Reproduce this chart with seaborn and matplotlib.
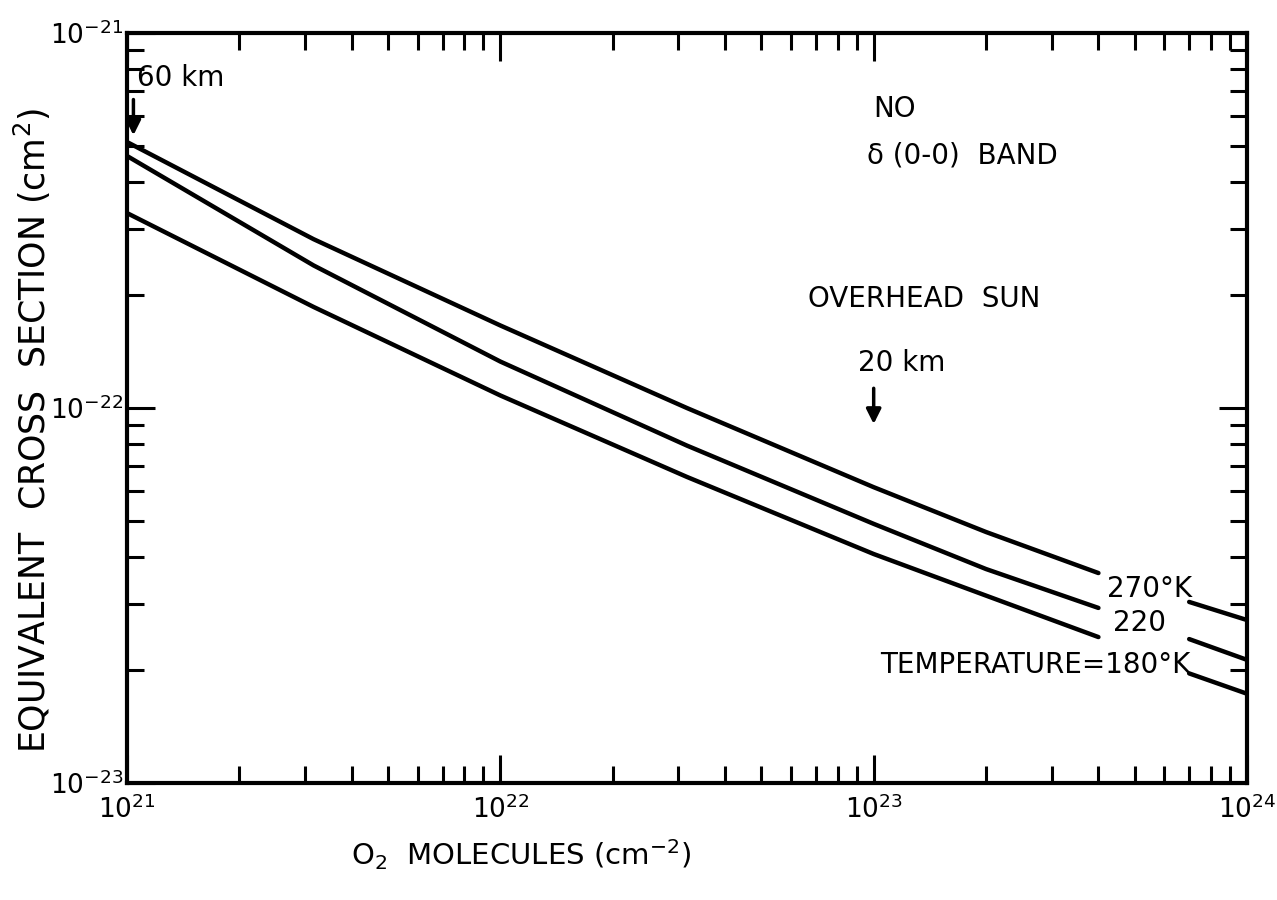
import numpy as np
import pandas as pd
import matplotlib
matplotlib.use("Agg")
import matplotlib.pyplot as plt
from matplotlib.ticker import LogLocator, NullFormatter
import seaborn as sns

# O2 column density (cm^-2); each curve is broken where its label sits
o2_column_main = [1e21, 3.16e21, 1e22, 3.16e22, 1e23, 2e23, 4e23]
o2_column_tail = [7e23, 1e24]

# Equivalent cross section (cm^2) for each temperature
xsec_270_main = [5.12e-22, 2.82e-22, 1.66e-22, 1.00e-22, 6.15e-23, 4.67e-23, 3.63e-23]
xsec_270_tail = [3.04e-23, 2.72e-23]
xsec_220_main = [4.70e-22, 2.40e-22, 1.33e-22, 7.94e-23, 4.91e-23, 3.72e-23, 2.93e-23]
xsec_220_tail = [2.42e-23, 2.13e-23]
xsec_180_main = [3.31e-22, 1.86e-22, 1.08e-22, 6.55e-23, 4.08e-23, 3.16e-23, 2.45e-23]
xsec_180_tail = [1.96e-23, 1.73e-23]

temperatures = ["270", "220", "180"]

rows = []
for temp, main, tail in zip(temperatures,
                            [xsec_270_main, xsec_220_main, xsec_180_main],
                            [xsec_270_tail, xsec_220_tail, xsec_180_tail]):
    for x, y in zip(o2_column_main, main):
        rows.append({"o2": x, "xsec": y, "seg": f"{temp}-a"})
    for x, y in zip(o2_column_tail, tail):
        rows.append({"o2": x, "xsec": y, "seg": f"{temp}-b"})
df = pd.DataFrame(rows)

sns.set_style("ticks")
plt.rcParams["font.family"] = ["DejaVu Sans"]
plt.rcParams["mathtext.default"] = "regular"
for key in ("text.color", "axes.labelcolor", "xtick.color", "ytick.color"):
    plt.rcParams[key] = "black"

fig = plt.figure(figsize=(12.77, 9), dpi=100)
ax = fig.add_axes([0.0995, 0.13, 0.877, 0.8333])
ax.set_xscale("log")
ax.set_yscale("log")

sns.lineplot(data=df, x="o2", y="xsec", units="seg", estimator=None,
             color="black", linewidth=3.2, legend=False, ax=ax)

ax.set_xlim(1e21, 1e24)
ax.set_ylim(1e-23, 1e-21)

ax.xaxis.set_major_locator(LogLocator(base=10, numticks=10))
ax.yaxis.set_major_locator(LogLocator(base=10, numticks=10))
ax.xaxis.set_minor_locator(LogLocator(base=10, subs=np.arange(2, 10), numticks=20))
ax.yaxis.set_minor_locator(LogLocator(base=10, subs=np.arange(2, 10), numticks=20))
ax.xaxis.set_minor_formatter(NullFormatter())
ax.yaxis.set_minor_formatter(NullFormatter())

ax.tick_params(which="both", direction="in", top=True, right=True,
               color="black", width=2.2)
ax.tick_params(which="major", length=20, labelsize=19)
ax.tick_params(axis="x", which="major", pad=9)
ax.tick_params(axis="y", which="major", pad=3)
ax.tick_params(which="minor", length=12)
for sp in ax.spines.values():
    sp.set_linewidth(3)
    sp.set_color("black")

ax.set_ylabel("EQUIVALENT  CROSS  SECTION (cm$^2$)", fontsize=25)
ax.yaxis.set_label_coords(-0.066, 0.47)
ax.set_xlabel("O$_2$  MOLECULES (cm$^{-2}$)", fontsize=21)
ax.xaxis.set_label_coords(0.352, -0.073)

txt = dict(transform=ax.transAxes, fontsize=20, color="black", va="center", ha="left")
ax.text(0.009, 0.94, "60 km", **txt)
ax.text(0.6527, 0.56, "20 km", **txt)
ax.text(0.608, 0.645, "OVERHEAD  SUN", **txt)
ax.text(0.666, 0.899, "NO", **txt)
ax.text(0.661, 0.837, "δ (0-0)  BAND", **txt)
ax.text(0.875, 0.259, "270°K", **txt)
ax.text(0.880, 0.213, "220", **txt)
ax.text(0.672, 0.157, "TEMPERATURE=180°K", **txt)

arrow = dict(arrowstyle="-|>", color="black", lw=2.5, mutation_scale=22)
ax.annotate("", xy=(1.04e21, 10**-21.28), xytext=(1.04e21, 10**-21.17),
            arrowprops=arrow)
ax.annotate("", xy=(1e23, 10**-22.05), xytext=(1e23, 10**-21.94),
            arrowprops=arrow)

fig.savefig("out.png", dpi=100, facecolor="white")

§ §

> **STATED PROBLEM**: Write the material out again exactly as it appears, dropping the pictures.

> **OUTPUT**:
Reproduce this chart with seaborn and matplotlib.
import numpy as np
import pandas as pd
import matplotlib
matplotlib.use("Agg")
import matplotlib.pyplot as plt
from matplotlib.ticker import LogLocator, NullFormatter
import seaborn as sns

# O2 column density (cm^-2); each curve is broken where its label sits
o2_column_main = [1e21, 3.16e21, 1e22, 3.16e22, 1e23, 2e23, 4e23]
o2_column_tail = [7e23, 1e24]

# Equivalent cross section (cm^2) for each temperature
xsec_270_main = [5.12e-22, 2.82e-22, 1.66e-22, 1.00e-22, 6.15e-23, 4.67e-23, 3.63e-23]
xsec_270_tail = [3.04e-23, 2.72e-23]
xsec_220_main = [4.70e-22, 2.40e-22, 1.33e-22, 7.94e-23, 4.91e-23, 3.72e-23, 2.93e-23]
xsec_220_tail = [2.42e-23, 2.13e-23]
xsec_180_main = [3.31e-22, 1.86e-22, 1.08e-22, 6.55e-23, 4.08e-23, 3.16e-23, 2.45e-23]
xsec_180_tail = [1.96e-23, 1.73e-23]

temperatures = ["270", "220", "180"]

rows = []
for temp, main, tail in zip(temperatures,
                            [xsec_270_main, xsec_220_main, xsec_180_main],
                            [xsec_270_tail, xsec_220_tail, xsec_180_tail]):
    for x, y in zip(o2_column_main, main):
        rows.append({"o2": x, "xsec": y, "seg": f"{temp}-a"})
    for x, y in zip(o2_column_tail, tail):
        rows.append({"o2": x, "xsec": y, "seg": f"{temp}-b"})
df = pd.DataFrame(rows)

sns.set_style("ticks")
plt.rcParams["font.family"] = ["DejaVu Sans"]
plt.rcParams["mathtext.default"] = "regular"
for key in ("text.color", "axes.labelcolor", "xtick.color", "ytick.color"):
    plt.rcParams[key] = "black"

fig = plt.figure(figsize=(12.77, 9), dpi=100)
ax = fig.add_axes([0.0995, 0.13, 0.877, 0.8333])
ax.set_xscale("log")
ax.set_yscale("log")

sns.lineplot(data=df, x="o2", y="xsec", units="seg", estimator=None,
             color="black", linewidth=3.2, legend=False, ax=ax)

ax.set_xlim(1e21, 1e24)
ax.set_ylim(1e-23, 1e-21)

ax.xaxis.set_major_locator(LogLocator(base=10, numticks=10))
ax.yaxis.set_major_locator(LogLocator(base=10, numticks=10))
ax.xaxis.set_minor_locator(LogLocator(base=10, subs=np.arange(2, 10), numticks=20))
ax.yaxis.set_minor_locator(LogLocator(base=10, subs=np.arange(2, 10), numticks=20))
ax.xaxis.set_minor_formatter(NullFormatter())
ax.yaxis.set_minor_formatter(NullFormatter())

ax.tick_params(which="both", direction="in", top=True, right=True,
               color="black", width=2.2)
ax.tick_params(which="major", length=20, labelsize=19)
ax.tick_params(axis="x", which="major", pad=9)
ax.tick_params(axis="y", which="major", pad=3)
ax.tick_params(which="minor", length=12)
for sp in ax.spines.values():
    sp.set_linewidth(3)
    sp.set_color("black")

ax.set_ylabel("EQUIVALENT  CROSS  SECTION (cm$^2$)", fontsize=25)
ax.yaxis.set_label_coords(-0.066, 0.47)
ax.set_xlabel("O$_2$  MOLECULES (cm$^{-2}$)", fontsize=21)
ax.xaxis.set_label_coords(0.352, -0.073)

txt = dict(transform=ax.transAxes, fontsize=20, color="black", va="center", ha="left")
ax.text(0.009, 0.94, "60 km", **txt)
ax.text(0.6527, 0.56, "20 km", **txt)
ax.text(0.608, 0.645, "OVERHEAD  SUN", **txt)
ax.text(0.666, 0.899, "NO", **txt)
ax.text(0.661, 0.837, "δ (0-0)  BAND", **txt)
ax.text(0.875, 0.259, "270°K", **txt)
ax.text(0.880, 0.213, "220", **txt)
ax.text(0.672, 0.157, "TEMPERATURE=180°K", **txt)

arrow = dict(arrowstyle="-|>", color="black", lw=2.5, mutation_scale=22)
ax.annotate("", xy=(1.04e21, 10**-21.28), xytext=(1.04e21, 10**-21.17),
            arrowprops=arrow)
ax.annotate("", xy=(1e23, 10**-22.05), xytext=(1e23, 10**-21.94),
            arrowprops=arrow)

fig.savefig("out.png", dpi=100, facecolor="white")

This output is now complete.